Four Things Everyone Should Know About Resilience

Resilience is a big topic. I cannot possibly cover all of it here. But I can get you started on your journey to building resilient applications in the cloud by sharing these five concepts:

What is resilience
How to prevent faults from becoming failures
How to think about resilience
How does the cloud help you build resilient applications

Resilience is a vast topic with a wealth of information available, but finding the right resources can sometimes be challenging. That’s why I’ll not only cover the essentials of each concept but also provide links to deeper resources to help you explore further.

1. What is Resilience?

Resilience is the ability of an application to resist or recover from certain types of faults or load spikes, and to remain functional from the customer perspective.

Anyone who has built or operated an application in production (whether in an on-prem data center or in the cloud) knows it's a mess out there. In any complex system, for example a distributed software application, there are faults, unanticipated inputs and user behaviors, and various instabilities. With the reality that this is the environment in which your applications must operate, it is the best practices of resilience that will enable your applications to weather the storm. By recovering quickly, or avoiding impact altogether, your applications can continue to reliably serve the needs of your users.

2. How to Prevent Faults From Becoming Failures

A failure is the inability of your application to perform its required function.

A fault is a condition that has the potential to cause a failure in your application.

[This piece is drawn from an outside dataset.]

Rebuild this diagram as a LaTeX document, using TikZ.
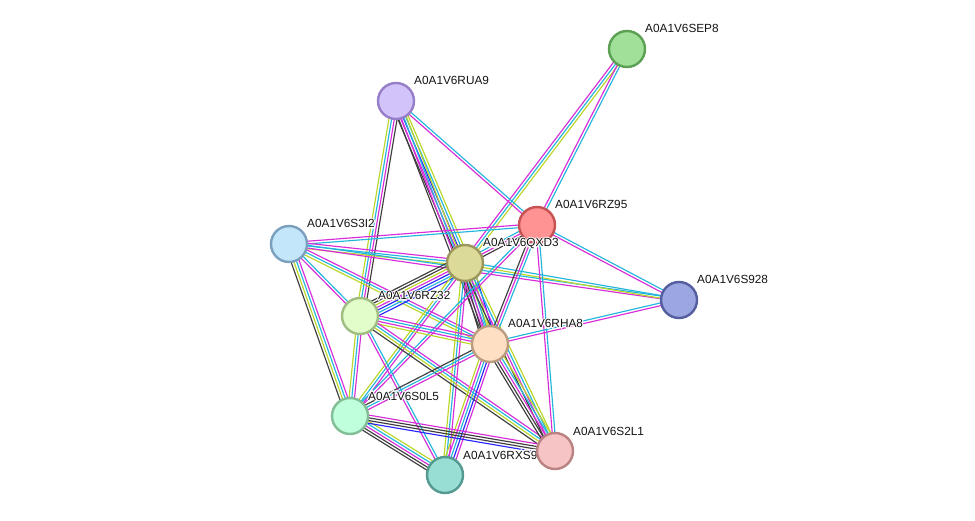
\documentclass[tikz,border=0pt]{standalone}
\usepackage{fontspec}
\setmainfont{Liberation Sans}
\usetikzlibrary{calc}
\pgfdeclarelayer{back}
\pgfdeclarelayer{bg}
\pgfsetlayers{back,bg,main}
\definecolor{cM}{RGB}{216,44,216}
\definecolor{cC}{RGB}{34,182,220}
\definecolor{cY}{RGB}{188,214,40}
\definecolor{cK}{RGB}{62,62,62}
\definecolor{cB}{RGB}{40,40,250}
\tikzset{
  eline/.style={line width=1.15pt},
  em/.style={eline,draw=cM}, ec/.style={eline,draw=cC}, ey/.style={eline,draw=cY},
  ek/.style={eline,draw=cK}, eb/.style={eline,draw=cB},
  pnode/.style={circle, minimum size=36pt, inner sep=0pt, line width=2.4pt},
  lbltxt/.style={font=\fontsize{11.8}{13}\selectfont, inner sep=0pt, anchor=base west},
}
\newcommand\ed[4]{%
  \foreach \c [count=\i] in {#4}{%
    \pgfmathsetmacro\off{(\i-(#3+1)/2)*2.7}%
    \draw[\c] ($(#1)!\off pt!90:(#2)$) -- ($(#2)!\off pt!-90:(#1)$);}}
\newcommand\lbl[2]{%
  \foreach \a in {0,45,...,315}{%
    \node[lbltxt,text=white] (h\a-#1) at ($(#1.center)+(18,-16)+(\a:1.1pt)$) {#2};}
  \node[lbltxt,text={rgb,255:red,20;green,20;blue,20}] (l-#1) at ($(#1.center)+(18,-16)$) {#2};}
\begin{document}
\begin{tikzpicture}[x=1pt,y=-1pt]
\begin{pgfonlayer}{back}
\fill[white] (0,0) rectangle (975,521);
\end{pgfonlayer}
\useasboundingbox (0,0) rectangle (975,521);
\node[pnode,fill={rgb,255:red,160;green,224;blue,152},draw={rgb,255:red,92;green,160;blue,84}] (SEP8) at (627,49) {};
\lbl{SEP8}{A0A1V6SEP8}
\node[pnode,fill={rgb,255:red,210;green,196;blue,250},draw={rgb,255:red,150;green,126;blue,200}] (RUA9) at (396,101) {};
\lbl{RUA9}{A0A1V6RUA9}
\node[pnode,fill={rgb,255:red,255;green,146;blue,146},draw={rgb,255:red,198;green,82;blue,82}] (RZ95) at (537,225) {};
\lbl{RZ95}{A0A1V6RZ95}
\node[pnode,fill={rgb,255:red,196;green,230;blue,250},draw={rgb,255:red,122;green,160;blue,190}] (S3I2) at (289,244) {};
\lbl{S3I2}{A0A1V6S3I2}
\node[pnode,fill={rgb,255:red,220;green,218;blue,152},draw={rgb,255:red,156;green,150;blue,92}] (QXD3) at (465,263) {};
\lbl{QXD3}{A0A1V6QXD3}
\node[pnode,fill={rgb,255:red,156;green,166;blue,224},draw={rgb,255:red,84;green,94;blue,160}] (S928) at (679,300) {};
\lbl{S928}{A0A1V6S928}
\node[pnode,fill={rgb,255:red,226;green,252;blue,202},draw={rgb,255:red,160;green,190;blue,130}] (RZ32) at (360,316) {};
\lbl{RZ32}{A0A1V6RZ32}
\node[pnode,fill={rgb,255:red,255;green,223;blue,196},draw={rgb,255:red,186;green,156;blue,126}] (RHA8) at (490,344) {};
\lbl{RHA8}{A0A1V6RHA8}
\node[pnode,fill={rgb,255:red,192;green,255;blue,220},draw={rgb,255:red,130;green,190;blue,150}] (S0L5) at (350,416) {};
\lbl{S0L5}{A0A1V6S0L5}
\node[pnode,fill={rgb,255:red,152;green,222;blue,212},draw={rgb,255:red,84;green,154;blue,144}] (RXS9) at (445,475) {};
\lbl{RXS9}{A0A1V6RXS9}
\node[pnode,fill={rgb,255:red,246;green,196;blue,196},draw={rgb,255:red,186;green,130;blue,130}] (S2L1) at (555,451) {};
\lbl{S2L1}{A0A1V6S2L1}
\begin{pgfonlayer}{bg}
\ed{SEP8}{QXD3}{3}{em,ec,ey}
\ed{SEP8}{RZ95}{2}{em,ec}
\ed{RUA9}{RZ95}{2}{em,ec}
\ed{RUA9}{QXD3}{5}{ek,em,eb,ec,ey}
\ed{RUA9}{RHA8}{4}{ek,em,ec,ey}
\ed{RUA9}{RZ32}{4}{ey,ec,em,ek}
\ed{S3I2}{RZ95}{2}{ec,em}
\ed{S3I2}{QXD3}{3}{ey,ec,em}
\ed{S3I2}{S928}{2}{em,ec}
\ed{QXD3}{S928}{2}{ey,ec}
\ed{S3I2}{RZ32}{2}{em,ec}
\ed{S3I2}{RHA8}{3}{ey,ec,em}
\ed{S3I2}{S0L5}{4}{ek,ey,ec,em}
\ed{QXD3}{RZ95}{3}{ek,em,ec}
\ed{QXD3}{RZ32}{7}{ek,ek,ey,em,eb,ec,eb}
\ed{QXD3}{RHA8}{6}{ek,ek,em,ec,ey,eb}
\ed{QXD3}{S2L1}{4}{ek,em,ec,ey}
\ed{QXD3}{RXS9}{3}{ey,ec,em}
\ed{QXD3}{S0L5}{3}{ey,ec,em}
\ed{RZ95}{RHA8}{3}{ek,em,ec}
\ed{RZ95}{S0L5}{2}{ec,em}
\ed{RZ95}{S2L1}{2}{em,ec}
\ed{RZ95}{S928}{2}{em,ec}
\ed{RHA8}{S928}{2}{em,ec}
\ed{RZ32}{RHA8}{4}{ey,em,ec,em}
\ed{RZ32}{S2L1}{4}{ek,ey,ec,em}
\ed{RZ32}{S0L5}{3}{ey,ec,em}
\ed{RZ32}{RXS9}{2}{em,ec}
\ed{RHA8}{S0L5}{3}{ek,ec,em}
\ed{RHA8}{RXS9}{5}{ey,em,ec,eb,em}
\ed{RHA8}{S2L1}{5}{ek,ek,em,ec,ey}
\ed{S0L5}{RXS9}{5}{ek,ek,em,ec,ey}
\ed{S0L5}{S2L1}{4}{eb,ek,ek,em}
\end{pgfonlayer}
\end{tikzpicture}
\end{document}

Faults can result in failures. But through the application of resilience best practices, faults can be mitigated via automated or operational means to avoid failures.

Types of Faults

Code and configuration

Mistakes in code or configuration can be introduced whenever code or configuration is deployed. When teams do not address their tech debt, the risk of such faults rises.

Infrastructure

Servers, storage devices, and networks are all susceptible to failure. At small scale (e.g. individual hard drives), this happens all the time, but in the cloud, such small scale failures are often abstracted away so that your application never even "sees" any fault. Larger scale issues such as entire racks or widespread data center issues (like fires or power outages) can also occur. Even at larger scale, your applications can be designed to be resilient to these events (see Resilience in the cloud below). Huge scale events that impact all data centers in a geographic location are also possible, like a meteor strike that flattens multiple data centers. However events like this, of that scale, are highly unlikely.

Data and State

Corruption or deletion of data can occur accidentally or maliciously. Errors in code or deployment can also cause data to be corrupted or deleted.

Dependencies

Your application depends on other systems such as AWS services and third-party dependencies, as well as DNS resolution and the internet itself. Faults, or changes in behavior, of these can impact your application.

Categories of Failure

When a fault occurs, it can cause the application to become unavailable. The Resilience Analysis Framework has identified five common categories of failures abbreviated as SEEMS, named for the first letter of each failure mode listed as follows:

Shared Fate

This is when a fault in one component or location cascades to other components or locations. For example, a request to a server triggers a bug that causes the server to fail. That failed request is retried by the client, impacting another server in the fleet, and continuing until all servers have failed.